This issue marks seven years for me at XXL. Wow, I never thought a Y.Y.E. (Young Yellow Entrepreneur) would be working at one place for this long. It’s a testament to my relationship with the powers that be, who have allowed me to maintain creative control and put out the magazine that I see fit. As long as the bottom line is met, and you readers are satisfied, how could I be vilified? I’m universally loved up here, like the homie Lesane Parish Crooks. (That’s 2Pac’s birth name before Afeni came up with Tupac Amaru Shakur a year later. Good save, girl!)

Actually, my first day at Harris Pub. was September 13, 1999. That’s right, three years from the day that rap’s rebel succumbed to gunshot wounds. While another shooting a few months later (anyone remember Puffy, Shyne and J. Lo rollin’ through Club New York?) would help launch XXL’s dominance, I soon recognized that although one of hip-hop’s biggest stars wasn’t physically with us, he was far from forgotten. Two years later, I did our first tribute issue to ’Pac, and the results were phenomenal. Even a blind man could see this was a winning formula, so I ran with it: ’Pac tribute, Biggie tribute, ’Pac tribute… Mo’ money, no problems.

It amazed me then—and still does—that hip-hop all of a sudden revolves around 2Pac and Biggie Smalls. I’m 35 years old, and from the era when Run-DMC kicked in the door and made a young biracial boy proud to be from the Q borough. Rappers, DJs, b-boys and graf artists came before them, but it’s the Hollis, Queens, trio that brought this culture to the mainstream. Made it a business. None of us making bread off hip-hop need to look far to figure out who we need to thank in our “rap pays my bills” acceptance speeches. It’s Run, D and the homie in heaven standing behind two white turntables. It’s a shame what Darryl and Joe have become in their latter years (Who’s crappy show? My crappy show!). But all in all, we can’t touch them with an 8-foot pole, you assholes.

This is exactly how rap’s new generation feels about Biggie and ’Pac. They’ll never be replaced. They died at the height of their fame, so it’s unfair to compare their musical body of work with other rap legends. All that we can all agree on is that at their best they were two of the greatest to ever do it.

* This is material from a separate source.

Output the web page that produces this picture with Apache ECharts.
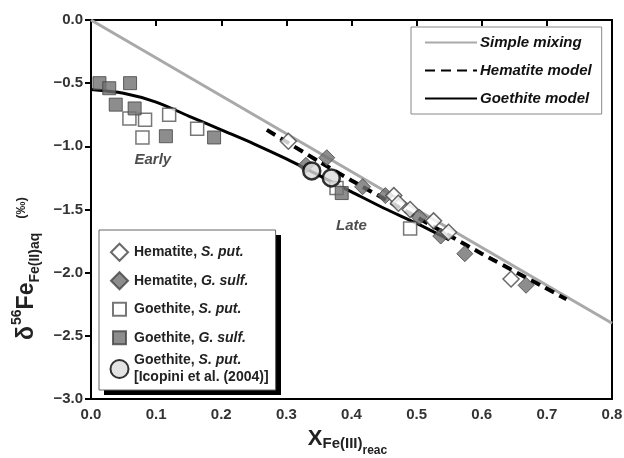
<!DOCTYPE html>
<html>
<head>
<meta charset="utf-8">
<script src="https://cdn.jsdelivr.net/npm/echarts@6/dist/echarts.min.js"></script>
<style>
  html, body { margin: 0; padding: 0; background: #fff; }
  #chart { width: 624px; height: 458px; }
</style>
</head>
<body>
<div id="chart"></div>
<script>
// Model curves: [X_Fe(III)reac, δ56Fe]
const simpleMixing = [[0, 0], [0.8, -2.4]];
const hematiteModel = [[0.27, -0.87], [0.35, -1.12], [0.4, -1.27], [0.5, -1.56], [0.6, -1.85], [0.73, -2.21]];
const goethiteModel = [[0, -0.55], [0.05, -0.58], [0.1, -0.65], [0.15, -0.76], [0.2, -0.87], [0.25, -0.98],
                       [0.3, -1.10], [0.35, -1.23], [0.4, -1.36], [0.45, -1.49], [0.5, -1.61], [0.55, -1.74]];

// Measured points
const hematiteSput = [[0.303, -0.96], [0.465, -1.39], [0.472, -1.45], [0.49, -1.50], [0.526, -1.59],
                      [0.549, -1.68], [0.645, -2.05]];
const hematiteGsulf = [[0.33, -1.15], [0.362, -1.09], [0.417, -1.32], [0.452, -1.39], [0.504, -1.56],
                       [0.537, -1.71], [0.574, -1.85], [0.668, -2.10]];
const goethiteSput = [[0.059, -0.78], [0.083, -0.79], [0.079, -0.93], [0.12, -0.75], [0.163, -0.86],
                      [0.377, -1.33], [0.49, -1.65]];
const goethiteGsulf = [[0.013, -0.50], [0.028, -0.54], [0.06, -0.50], [0.038, -0.67], [0.067, -0.70],
                       [0.115, -0.92], [0.189, -0.93], [0.385, -1.37]];
const icopini = [[0.339, -1.195], [0.369, -1.25]];

// Text annotations
const notes = [{ name: 'Early', value: [0.095, -1.11] }, { name: 'Late', value: [0.40, -1.63] }];

const xTickLabels = ['0.0', '0.1', '0.2', '0.3', '0.4', '0.5', '0.6', '0.7', '0.8'];
const yTickLabels = ['\u22123.0', '\u22122.5', '\u22122.0', '\u22121.5', '\u22121.0', '\u22120.5', '0.0'];

const FONT = 'Liberation Sans, Arial, Helvetica, sans-serif';
const INK = '#222';
const chart = echarts.init(document.getElementById('chart'), null, { renderer: 'canvas' });

const tickLabel = { color: '#333', fontFamily: FONT, fontWeight: 'bold', fontSize: 15 };
const txt = (size, extra) => Object.assign({ fontSize: size, fontFamily: FONT, fontWeight: 'bold', color: INK }, extra || {});

// Legend glyphs drawn inside a fixed 19 x 26.5 frame (the leading moveTo points set the frame),
// so every legend row has the same height while the glyph keeps its own size.
const FRAME = 'M0,0M19,26.5';
const ICON = {
  diamond: 'path://' + FRAME + 'M9.5,4.75L18,13.25L9.5,21.75L1,13.25Z',
  square: 'path://' + FRAME + 'M3,6.75L16,6.75L16,19.75L3,19.75Z',
  circle: 'path://' + FRAME + 'M18.5,13.25A9,9 0 1 1 0.5,13.25A9,9 0 1 1 18.5,13.25Z'
};

// Sample legend box (left, top, width, height) and its drop shadow
const SAMPLE_BOX = { left: 99, top: 230, width: 177, height: 160 };

const option = {
  animation: false,
  backgroundColor: '#fff',
  grid: {
    left: 91, right: 12, top: 20, bottom: 59,
    outerBoundsMode: 'none', containLabel: false,
    show: true, borderColor: '#000', borderWidth: 2
  },
  graphic: [{
    type: 'rect', z: 3, silent: true,
    shape: { x: SAMPLE_BOX.left + 5, y: SAMPLE_BOX.top + 5, width: SAMPLE_BOX.width, height: SAMPLE_BOX.height },
    style: { fill: '#000' }
  }],
  xAxis: {
    type: 'value', min: 0, max: 0.8, interval: 0.1,
    axisLine: { show: true, lineStyle: { color: '#000', width: 2 } },
    axisTick: { show: true, length: 6, lineStyle: { color: '#000', width: 2 } },
    splitLine: { show: false },
    axisLabel: Object.assign({ margin: 8, formatter: v => xTickLabels[Math.round(v * 10)] }, tickLabel),
    name: '{x|X}{s|Fe(III)}{ss|reac}',
    nameLocation: 'middle', nameGap: 22,
    nameTextStyle: {
      fontFamily: FONT, fontWeight: 'bold', color: INK, padding: [0, 8, 0, 0],
      rich: {
        x: txt(22, { lineHeight: 36, verticalAlign: 'middle' }),
        s: txt(15, { verticalAlign: 'bottom', padding: [0, 0, 6, 0] }),
        ss: txt(12, { verticalAlign: 'bottom' })
      }
    }
  },
  yAxis: {
    type: 'value', min: -3, max: 0, interval: 0.5,
    axisLine: { show: true, lineStyle: { color: '#000', width: 2 } },
    axisTick: { show: true, length: 6, lineStyle: { color: '#000', width: 2 } },
    splitLine: { show: false },
    axisLabel: Object.assign({ margin: 8, formatter: v => yTickLabels[Math.round((v + 3) * 2)] }, tickLabel),
    name: '{d|\u03b4}{p|56}{d|Fe}{s|Fe(II)aq}{q|(\u2030)}',
    nameLocation: 'middle', nameGap: 43, nameRotate: 90,
    nameTextStyle: {
      fontFamily: FONT, fontWeight: 'bold', color: INK,
      padding: [0, 118, 0, 0],
      rich: {
        d: txt(23, { lineHeight: 34, verticalAlign: 'middle' }),
        p: txt(14, { verticalAlign: 'top', padding: [1, 0, 0, 1] }),
        s: txt(14, { verticalAlign: 'bottom', padding: [0, 0, 1, 0] }),
        q: txt(13, { verticalAlign: 'top', padding: [5, 0, 0, 14] })
      }
    }
  },
  legend: [
    {
      data: ['Simple mixing', 'Hematite model', 'Goethite model'],
      orient: 'vertical', left: 411, top: 27,
      itemWidth: 52, itemHeight: 14, itemGap: 13,
      padding: [8, 10, 8, 13],
      itemStyle: { opacity: 0 },
      backgroundColor: '#fff', borderColor: '#888', borderWidth: 1,
      textStyle: { fontFamily: FONT, fontWeight: 'bold', fontStyle: 'italic', fontSize: 15, color: '#111', padding: [0, 0, 0, -2] }
    },
    {
      data: [
        { name: 'Hematite, S. put.', icon: ICON.diamond },
        { name: 'Hematite, G. sulf.', icon: ICON.diamond },
        { name: 'Goethite, S. put.', icon: ICON.square },
        { name: 'Goethite, G. sulf.', icon: ICON.square },
        { name: 'Icopini', icon: ICON.circle }
      ],
      orient: 'vertical', left: SAMPLE_BOX.left, top: SAMPLE_BOX.top, z: 4,
      itemWidth: 19, itemHeight: 26.5, itemGap: 0, symbolKeepAspect: true,
      padding: [8, 7, 4, 10],
      backgroundColor: '#fff', borderColor: '#666', borderWidth: 1,
      formatter: function (name) {
        if (name === 'Icopini') return 'Goethite, {i|S. put.}\n[Icopini et al. (2004)]';
        const parts = name.split(', ');
        return parts[0] + ', {i|' + parts[1] + '}';
      },
      textStyle: {
        fontFamily: FONT, fontWeight: 'bold', fontSize: 14, color: INK, lineHeight: 17,
        rich: { i: txt(14, { lineHeight: 17, fontStyle: 'italic' }) }
      }
    }
  ],
  series: [
    {
      name: 'Simple mixing', type: 'line', data: simpleMixing, showSymbol: false, symbol: 'none', z: 2,
      lineStyle: { color: '#a9a9a9', width: 3 }, itemStyle: { color: '#a9a9a9' }
    },
    {
      name: 'Hematite model', type: 'line', data: hematiteModel, showSymbol: false, symbol: 'none', smooth: 0.2, z: 2,
      lineStyle: { color: '#000', width: 4, type: [10, 6] }, itemStyle: { color: '#000' }
    },
    {
      name: 'Goethite model', type: 'line', data: goethiteModel, showSymbol: false, symbol: 'none', smooth: 0.3, z: 2,
      lineStyle: { color: '#000', width: 3 }, itemStyle: { color: '#000' }
    },
    {
      name: 'Goethite, S. put.', type: 'scatter', data: goethiteSput, symbol: 'rect', symbolSize: 13, z: 3,
      itemStyle: { color: '#fff', borderColor: '#555', borderWidth: 1.5 }
    },
    {
      name: 'Goethite, G. sulf.', type: 'scatter', data: goethiteGsulf, symbol: 'rect', symbolSize: 13, z: 3,
      itemStyle: { color: '#707070', borderColor: '#444', borderWidth: 1 }
    },
    {
      name: 'Hematite, G. sulf.', type: 'scatter', data: hematiteGsulf, symbol: 'diamond', symbolSize: 16, z: 3,
      itemStyle: { color: '#707070', borderColor: '#444', borderWidth: 1 }
    },
    {
      name: 'Hematite, S. put.', type: 'scatter', data: hematiteSput, symbol: 'diamond', symbolSize: 16, z: 3,
      itemStyle: { color: '#fff', borderColor: '#444', borderWidth: 1.5 }
    },
    {
      name: 'Icopini', type: 'scatter', data: icopini, symbol: 'circle', symbolSize: 17, z: 4,
      itemStyle: { color: '#dcdcdc', borderColor: '#000', borderWidth: 2.5 }
    },
    {
      name: 'notes', type: 'scatter', data: notes, symbolSize: 0, z: 5, silent: true,
      label: {
        show: true, position: 'inside', formatter: p => p.name,
        fontFamily: FONT, fontWeight: 'bold', fontStyle: 'italic', fontSize: 15, color: INK
      }
    }
  ]
};

chart.setOption(option);
</script>
</body>
</html>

But it’s the public’s fascination with Tupac that takes things to a whole nother level. He’s more than just an MC. He’s an icon. He’s Ali to the young Gs. Jay may have killed throwback jerseys with half a bar or two and taught us the difference between a 4.0 and a 4.6, but no one will ever come close to being as influential as Mr. Shakur.

I think “influence” gets misconstrued with “greatness.” To keep it a hundred, I’ll never say that 2Pac is the G.O.A.T. when it comes to the MIC. Still, I was wrong about his song-making prowess. After he died, I started bumping his music a hell of a lot more and began to catch on to what the kids were preaching. It’s hard to argue that there’s another rapper who struck your emotions as hard as ’Pac. He’s the forefather of fight music. “Hit ’Em Up” is so exhilarating, you can almost forget how heinous an attack it is on Bad Boy and B.I.G.

I don’t really listen to too much posthumous ’Pac stuff. But the son of a Black Panther still has permanent “greatest hits” playlists in my iTunes and iPods. I love “Pain,” “Definition of a Thug Nigga,” “Ambitionz Az a Ridah” (of course), “So Many Tears,” “How Do U Want It,” “Holler If Ya Hear Me” and the entire Makaveli CD, minus a few clunkers. Hey, no one’s perfect.

With 2Pac there’s no such thing as a perfect ending. This issue’s tribute pays homage to all of ’Pac’s accomplishments since his passing. He’s had a better career in death than most rappers will ever see. He keeps making history, so how can we not keep documenting his second incarnation. It’s not like I’m taking any covers away from deserving ones. As proven in this month’s 360 opener, hip-hop’s fourth-quarter release schedule is shakier than Mel Gibson’s alibi. ’Pac would be ashamed of you lazy bastards. And if ’Pac was alive, XXL would be his favorite magazine. Ha! I said it! That’s blasphemy!

R.I.P. Thug,

Elliott Wilson

Real talk: ’Pac would probably be riding with Vibe. My wife really knew the nigga.